Acheter Canada, acheter USA: la fièvre de l’achat local frappe fort!

Pierre-Olivier Zappa
Le vent tourne. Et il souffle fort sur le patriotisme économique canadien. Pendant que Washington multiplie les tarifs douaniers, les consommateurs d’ici répliquent... avec leur portefeuille.
«Buy Canada, bye America»: un slogan qui fait du chemin. Et vite.
Tellement que plusieurs entreprises ressentent le besoin de rappeler qu'elles sont bien d'ici. Prenez la boulangerie St-Méthode, partiellement détenue par des intérêts américains. Son dernier communiqué? Pas pour annoncer un nouveau produit ni une expansion. Mais pour défendre son identité «québécoise».
Même chose pour les jus Oasis, commercialisés par Lassonde. L’entreprise a lancé une campagne publicitaire pour marteler que son jus d’orange est un jus «d’ici». Et on comprend pourquoi.
En faisant mon épicerie ce week-end, j’ai vu le changement de mes propres yeux. Les pommes américaines? Tristes et flétries, boudées par les clients. La mayonnaise? Les pots de marques québécoises, introuvables. Mais la Hellmann’s? Aucun problème d’inventaire pour cette multinationale étrangère.
Puis, au rayon des fruits: surprise! Des raisins de Namibie. Pendant que les variétés californiennes prennent le bord. Pas besoin d’un doctorat en commerce pour comprendre. Les marchands s’adaptent à la nouvelle demande: des produits de partout... sauf des États-Unis.
Et ce n’est pas qu’une impression. Michael Medline, PDG d’IGA, l’a confirmé aux analystes financiers: «Le nombre de produits américains continuera à diminuer, alors que nous ajustons notre approvisionnement pour répondre à la demande croissante de produits canadiens et non américains.»
• Écoutez aussi cet épisode balado tiré de l'émission de Richard Martineau, diffusée sur les plateformes QUB et simultanément sur le 99.5 FM Montréal :
Le boycottage frappe au sud
Aux États-Unis, la pression se fait sentir. Ethan Frisch, PDG de Burlap & Barrel, une entreprise d’épices, voit ses clients canadiens partir. «On ne sait pas comment réagir, avoue-t-il à Business Insider. On n’a pas voté pour Trump, mais on en paie le prix.»
Les chiffres le confirment. Le groupe Facebook «Made in Canada» a doublé en un mois, atteignant 1,3 million d’abonnés. L’application Buy Beaver, qui identifie les produits canadiens en scannant les codes-barres, explose: 35 000 téléchargements en deux semaines.

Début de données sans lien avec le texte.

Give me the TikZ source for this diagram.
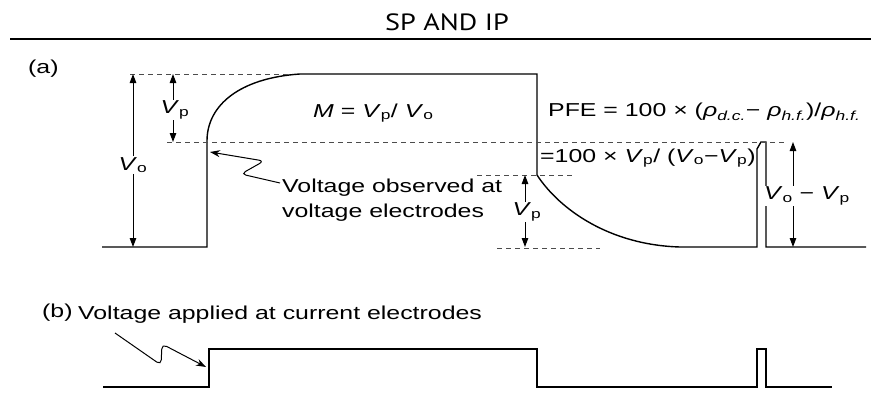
\documentclass[tikz,border=0pt]{standalone}
\usepackage{fontspec}
\setmainfont{Liberation Sans}[FakeStretch=1.33]
\newfontfamily\titlefont{PT Sans}[FakeStretch=1.2]
\usetikzlibrary{arrows.meta}
\newcommand{\isub}[2]{\textit{#1}\textsubscript{#2}}

\begin{document}
\begin{tikzpicture}[x=1pt, y=-1pt,
  lbl/.style={inner sep=0pt, anchor=west, font=\fontsize{18.7}{25}\selectfont},
  tag/.style={fill=white, inner sep=1pt, font=\fontsize{18.7}{22}\selectfont},
  sig/.style={line width=1.4pt, line join=miter},
  dsh/.style={dash pattern=on 5pt off 4pt, line width=0.9pt, black!70},
  arr/.style={-{Triangle[length=9pt,width=6.5pt]}, line width=1pt},
  ptr/.style={-{Stealth[length=10pt,width=7pt]}, line width=1pt, rounded corners=5pt},
]
  \useasboundingbox (0,0) rectangle (871,399);

  % heading
  \node[font=\titlefont\fontsize{23.5}{26}\selectfont] (title) at (447,22) {SP AND IP};
  \draw[line width=2pt] (10,39) -- (871,39);

  % (a) observed voltage
  \node[lbl] (a) at (28,69) {(a)};
  \draw[sig] (102,247) -- (207,247) -- (207,141)
    .. controls (207,105) and (240,78) .. (300,74) -- (537,74) -- (537,175)
    .. controls (560,210) and (610,245) .. (680,247) -- (757,247)
    -- (757,149) -- (761,142) -- (766,142) -- (766,247) -- (866,247);
  \draw[dsh] (130,74) -- (292,74);
  \draw[dsh] (167,142) -- (787,142);
  \draw[dsh] (477,175) -- (573,175);
  \draw[dsh] (497,248) -- (600,248);

  \coordinate (votop) at (133,74);
  \coordinate (vobot) at (133,247);
  \node[tag] (vo) at (133,165) {\isub{V}{o}};
  \draw[arr] (vo.north -| votop) -- (votop);
  \draw[arr] (vo.south -| vobot) -- (vobot);

  \coordinate (vptop) at (173,74);
  \coordinate (vpbot) at (173,142);
  \node[tag] (vp) at (175,110) {\isub{V}{p}};
  \draw[arr] (vp.north -| vptop) -- (vptop);
  \draw[arr] (vp.south -| vpbot) -- (vpbot);

  \coordinate (dptop) at (525,175);
  \coordinate (dpbot) at (525,247);
  \node[tag] (dp) at (527,212) {\isub{V}{p}};
  \draw[arr] (dp.north -| dptop) -- (dptop);
  \draw[arr] (dp.south -| dpbot) -- (dpbot);

  \coordinate (optop) at (793,142);
  \coordinate (opbot) at (793,247);
  \node[tag] (op) at (807,196) {\isub{V}{o} − \isub{V}{p}};
  \draw[arr] (op.north -| optop) -- (optop);
  \draw[arr] (op.south -| opbot) -- (opbot);

  \node[lbl] (mratio) at (313,113) {\textit{M} = \isub{V}{p}/ \isub{V}{o}};
  \node[lbl] (pfe) at (548,112)
    {PFE = 100 × (\isub{ρ}{\itshape d.c.}− \isub{ρ}{\itshape h.f.})/\isub{ρ}{\itshape h.f.}};
  \node[lbl] (pfeb) at (540,158) {=100 × \isub{V}{p}/ (\isub{V}{o}−\isub{V}{p})};
  \node[lbl, align=left] (obs) at (282,200) {Voltage observed at\\voltage electrodes};
  \coordinate (tipa) at (210,152);
  \draw[ptr] ([xshift=-2pt,yshift=17pt]obs.west) -- (241,174) -- (264,161) -- (tipa);

  % (b) applied voltage
  \node[lbl] (b) at (42,313) {(b)};
  \node[lbl] (appl) at (78,315) {Voltage applied at current electrodes};
  \draw[sig] (103,387) -- (209,387) -- (209,349) -- (537,349) -- (537,387)
    -- (757,387) -- (757,349) -- (766,349) -- (766,387) -- (832,387);
  \coordinate (ptrb) at (115,333);
  \coordinate (tipb) at (206,367);
  \draw[ptr] (ptrb) -- (161,365) -- (162,344) -- (tipb);
\end{tikzpicture}
\end{document}
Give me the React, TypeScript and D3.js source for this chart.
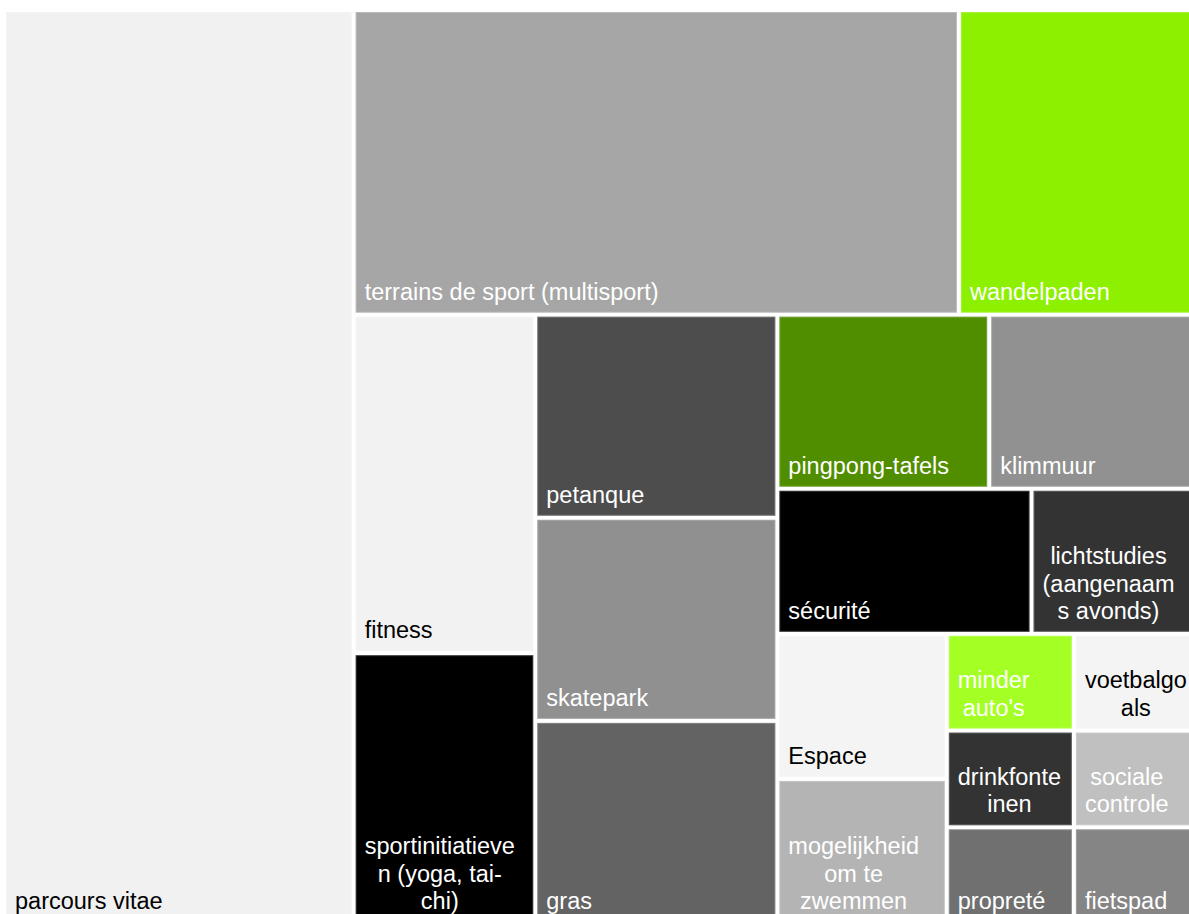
import React, { useEffect, useRef } from "react";
import * as d3 from "d3";

// ---- data ----
const names = [
  "parcours vitae",
  "terrains de sport (multisport)",
  "wandelpaden",
  "fitness",
  "sportinitiatieven (yoga, tai-chi)",
  "petanque",
  "skatepark",
  "gras",
  "pingpong-tafels",
  "klimmuur",
  "sécurité",
  "lichtstudies (aangenaams avonds)",
  "Espace",
  "mogelijkheid om te zwemmen",
  "minder auto's",
  "voetbalgoals",
  "drinkfonteinen",
  "sociale controle",
  "propreté",
  "fietspad",
];

const counts = [26, 15, 6, 5, 4, 4, 4, 4, 3, 3, 3, 2, 2, 2, 1, 1, 1, 1, 1, 1];

const labelLines = [
  ["parcours vitae"],
  ["terrains de sport (multisport)"],
  ["wandelpaden"],
  ["fitness"],
  ["sportinitiatieve", "n (yoga, tai-", "chi)"],
  ["petanque"],
  ["skatepark"],
  ["gras"],
  ["pingpong-tafels"],
  ["klimmuur"],
  ["sécurité"],
  ["lichtstudies", "(aangenaam", "s avonds)"],
  ["Espace"],
  ["mogelijkheid", "om te", "zwemmen"],
  ["minder", "auto's"],
  ["voetbalgo", "als"],
  ["drinkfonte", "inen"],
  ["sociale", "controle"],
  ["propreté"],
  ["fietspad"],
];

const fills = [
  "#f1f1f1",
  "#a6a6a6",
  "#8df000",
  "#f2f2f2",
  "#000000",
  "#4d4d4d",
  "#909090",
  "#636363",
  "#508e00",
  "#919191",
  "#000000",
  "#333333",
  "#f4f4f4",
  "#b4b4b4",
  "#a4ff24",
  "#f4f4f4",
  "#333333",
  "#c0c0c0",
  "#707070",
  "#858585",
];

const textColors = [
  "#000000", "#ffffff", "#ffffff", "#000000", "#ffffff",
  "#ffffff", "#ffffff", "#ffffff", "#ffffff", "#ffffff",
  "#ffffff", "#ffffff", "#000000", "#ffffff", "#ffffff",
  "#000000", "#ffffff", "#ffffff", "#ffffff", "#ffffff",
];

// nesting of the tiles (indices into the arrays above)
const groups: any = [
  0,
  [
    [1, 2],
    [
      [3, 4],
      [5, 6, 7],
      [[8, 9], [10, 11], [[12, 13], [[14, 15], [16, 17], [18, 19]]]],
    ],
  ],
];

const W = 1189;
const H = 914;
const FONT = "'Liberation Sans', Arial, Helvetica, sans-serif";
const FS = 23.5;
const LH = 27.3;

function toNode(g: any): any {
  return Array.isArray(g) ? { children: g.map(toNode) } : { index: g };
}

export default function App() {
  const ref = useRef<SVGSVGElement | null>(null);

  useEffect(() => {
    const svg = d3.select(ref.current);
    svg.selectAll("*").remove();

    const root = d3
      .hierarchy(toNode(groups))
      .sum((d: any) => (d.index !== undefined ? counts[d.index] : 0));

    d3.treemap().tile(d3.treemapSliceDice).size([1193, 910]).paddingInner(4)(root as any);

    const g = svg.append("g").attr("transform", "translate(6,12)");
    const leaves = root.leaves() as any[];

    const cell = g
      .selectAll("g.cell")
      .data(leaves)
      .join("g")
      .attr("class", "cell");

    cell
      .append("rect")
      .attr("x", (d) => d.x0)
      .attr("y", (d) => d.y0)
      .attr("width", (d) => Math.max(0, d.x1 - d.x0))
      .attr("height", (d) => Math.max(0, d.y1 - d.y0))
      .attr("fill", (d) => fills[d.data.index]);

    cell
      .append("rect")
      .attr("x", (d) => d.x0 + 0.5)
      .attr("y", (d) => d.y0 + 0.5)
      .attr("width", (d) => Math.max(0, d.x1 - d.x0 - 1))
      .attr("height", (d) => Math.max(0, d.y1 - d.y0 - 1))
      .attr("fill", "none")
      .attr("stroke", "#ffffff")
      .attr("stroke-opacity", 0.22)
      .attr("stroke-width", 1);

    cell.each(function (d: any) {
      const lines = labelLines[d.data.index];
      const text = d3
        .select(this)
        .append("text")
        .attr("font-family", FONT)
        .attr("font-size", FS)
        .attr("fill", textColors[d.data.index])
        .attr("aria-label", names[d.data.index]);
      const n = lines.length;
      const baseY = d.y1 - 13;
      const spans = lines.map((line: string, i: number) =>
        text
          .append("tspan")
          .attr("x", d.x0 + 9)
          .attr("y", baseY - (n - 1 - i) * LH)
          .text(line)
      );
      if (n > 1) {
        const widths = spans.map((s: any) => (s.node() as SVGTSpanElement).getComputedTextLength());
        const maxW = Math.max(...widths);
        spans.forEach((s: any, i: number) => {
          s.attr("x", d.x0 + 9 + (maxW - widths[i]) / 2);
        });
      }
    });
  }, []);

  return (
    <svg
      ref={ref}
      width={W}
      height={H}
      style={{ position: "absolute", left: 0, top: 0, background: "#ffffff", display: "block" }}
    />
  );
}
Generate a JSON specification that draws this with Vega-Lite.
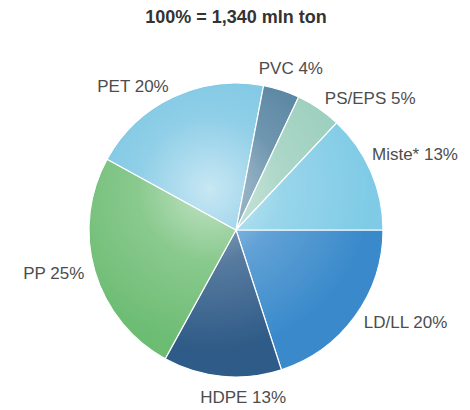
{
  "$schema": "https://vega.github.io/schema/vega-lite/v6.json",
  "autosize": "none",
  "width": 472,
  "height": 360,
  "padding": {"top": 50, "left": 0, "right": 0, "bottom": 0},
  "background": "white",
  "config": {"view": {"stroke": null}},
  "title": {"text": "100% = 1,340 mln ton", "font": "Liberation Sans", "fontSize": 18, "fontWeight": "bold", "color": "#333333", "anchor": "middle", "offset": 23},
  "data": {"values": [
    {"rank": 1, "name": "LD/LL", "value": 20, "label": "LD/LL 20%"},
    {"rank": 2, "name": "HDPE", "value": 13, "label": "HDPE 13%"},
    {"rank": 3, "name": "PP", "value": 25, "label": "PP 25%"},
    {"rank": 4, "name": "PET", "value": 20, "label": "PET 20%"},
    {"rank": 5, "name": "PVC", "value": 4, "label": "PVC 4%"},
    {"rank": 6, "name": "PS/EPS", "value": 5, "label": "PS/EPS 5%"},
    {"rank": 7, "name": "Miste*", "value": 13, "label": "Miste* 13%"}
  ]},
  "layer": [
    {
      "mark": {"type": "arc", "radius": 147, "stroke": "white", "strokeWidth": 1.2},
      "encoding": {
        "theta": {"field": "value", "type": "quantitative", "stack": true, "scale": {"range": [1.5708, 7.854]}},
        "order": {"field": "rank", "type": "quantitative"},
        "color": {"field": "name", "type": "nominal", "legend": null,
          "scale": {"domain": ["LD/LL", "HDPE", "PP", "PET", "PVC", "PS/EPS", "Miste*"],
                    "range": ["#3a8acb", "#2f5b88", "#6cbc72", "#74c3e2", "#4d7d9c", "#98cdbb", "#7fcbe6"]}}
      }
    },
    {
      "data": {"values": [{"k": 1}]},
      "mark": {"type": "arc", "radius": 146, "theta": 0, "theta2": 6.2832,
        "fill": {"gradient": "radial", "x1": 0.41, "y1": 0.36, "r1": 0, "x2": 0.41, "y2": 0.36, "r2": 0.55,
          "stops": [{"offset": 0, "color": "rgba(255,255,255,0.6)"}, {"offset": 0.45, "color": "rgba(255,255,255,0.2)"}, {"offset": 1, "color": "rgba(255,255,255,0)"}]}},
      "encoding": {}
    },
    {
      "mark": {"type": "text", "radius": 158, "align": "left", "baseline": "middle", "font": "Liberation Sans", "fontSize": 17, "color": "#4d4d4d"},
      "encoding": {
        "theta": {"field": "value", "type": "quantitative", "stack": true},
        "order": {"field": "rank", "type": "quantitative"},
        "text": {"condition": {"test": "datum.name === 'PS/EPS' || datum.name === 'LD/LL'", "field": "label"}, "value": ""}}
    },
    {
      "mark": {"type": "text", "radius": 158, "align": "left", "baseline": "middle", "dx": -9, "dy": -12, "font": "Liberation Sans", "fontSize": 17, "color": "#4d4d4d"},
      "encoding": {
        "theta": {"field": "value", "type": "quantitative", "stack": true},
        "order": {"field": "rank", "type": "quantitative"},
        "text": {"condition": {"test": "datum.name === 'Miste*'", "field": "label"}, "value": ""}}
    },
    {
      "mark": {"type": "text", "radius": 158, "align": "right", "baseline": "middle", "font": "Liberation Sans", "fontSize": 17, "color": "#4d4d4d"},
      "encoding": {
        "theta": {"field": "value", "type": "quantitative", "stack": true},
        "order": {"field": "rank", "type": "quantitative"},
        "text": {"condition": {"test": "datum.name === 'PP' || datum.name === 'PET'", "field": "label"}, "value": ""}}
    },
    {
      "mark": {"type": "text", "radius": 158, "align": "center", "baseline": "bottom", "dx": 6, "dy": -2, "font": "Liberation Sans", "fontSize": 17, "color": "#4d4d4d"},
      "encoding": {
        "theta": {"field": "value", "type": "quantitative", "stack": true},
        "order": {"field": "rank", "type": "quantitative"},
        "text": {"condition": {"test": "datum.name === 'PVC'", "field": "label"}, "value": ""}}
    },
    {
      "mark": {"type": "text", "radius": 158, "align": "center", "baseline": "top", "dx": 22, "dy": 3, "font": "Liberation Sans", "fontSize": 17, "color": "#4d4d4d"},
      "encoding": {
        "theta": {"field": "value", "type": "quantitative", "stack": true},
        "order": {"field": "rank", "type": "quantitative"},
        "text": {"condition": {"test": "datum.name === 'HDPE'", "field": "label"}, "value": ""}}
    }
  ]
}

Et l’impact ne s’arrête pas à l’épicerie. Samedi soir, au restaurant, la carte des vins venait d’être imprimée. Les rouges californiens? Rayés du menu. «Nos clients en demandaient moins», explique la serveuse.
Les compagnies aériennes s'ajustent aussi. Certaines annulent des vols vers les États-Unis, prévoyant une baisse de la demande. Même les écoles modifient leurs plans: plusieurs abandonnent les voyages scolaires au sud de la frontière.
Un électrochoc économique
L’an dernier, le Canada a importé pour 349,4 milliards de dollars US de biens américains. Si cette fièvre d’achat local se maintient, l’impact pourrait être colossal. Certains secteurs souffriront. D’autres saisiront une occasion en or.
Déjà, les grands distributeurs réagissent. L’offre locale s’élargit. Les entreprises innovent. Et tout ça... pourquoi? Parce qu’un certain Donald Trump, à force de tarifs et de provocations, a ravivé un réflexe que les Canadiens avaient oublié: celui de soutenir leur propre économie.
La question est maintenant de savoir si cette fièvre va durer. Mais une chose est sûre: les Canadiens viennent de réaliser que leur pouvoir d’achat, c’est aussi un pouvoir d’influence.